I hope this information helps :-)

Great tutorial Patrick... simple and straight to the point. Gorgeous model! What's her full name or MM#? Keep up with the good work!

No worries. I've found her #2628499 in MM. Promising career!

AWESOME, thank you Fstoppers for making the flash disc, i used it for ring shots and baby shots... can't wait to buy two more... ill be posting an awesome review on amazon after i get the new versions... again super thanks for the 3 for $100 when version 1 came out

I received my flash disk this weekend and I'm very happy with it. This may sound like a stupid question but how do you fold the disk to fit into the bag? I don't want to break it :(

Here is a tutorial on how to fold a reflector. It should be the same process for the flashdisc:

Awesome, thanks for the tip Patrick!

That's awesome!

Love the tutorial of how great the flash disc our, but would love to see a vid on how to get the most from the gray card on the back.

Love this tutorial and the Flashdisc modifiers!
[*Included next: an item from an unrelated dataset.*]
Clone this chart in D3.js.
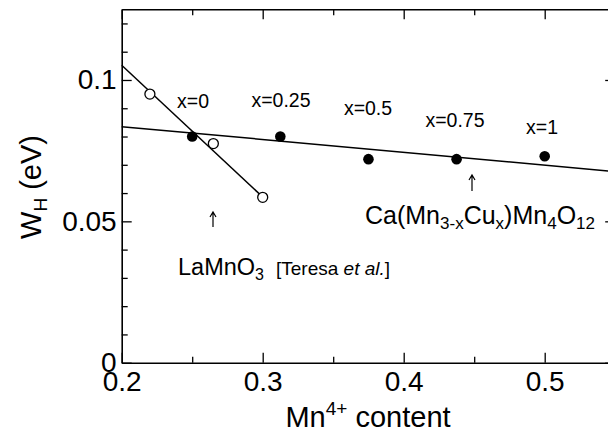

Makes traveling with equipment a LOT less cumbersome, and the effect is outstanding :-)

how bout asia,

love this "little disc"

He guys,

First off, love the modifier. Love what I can do with it. Amazing little thing.

Second ... don't like the build quality. I got 3 of this little guys and on 2 stitching started to come out after first folding. Not usage, folding.

This is a photo of stitching that secures flash to modifier. Also this is photo before single flash was even inserted in there. I actually use only 1 that is done properly since I'm afraid that other 2 will fall apart withing first few uses. I would expect something like that from cheap knockoff, but I did expect better build quality for product in this price range.

This is the first complaint we have had about this and I can definitely say something is wrong with this particular unit(s). Just send them back to BH or Amazon and they will replace them with a non defective unit.

I have to commend Patrick for contacting me right away and replacing my 2 faulty units.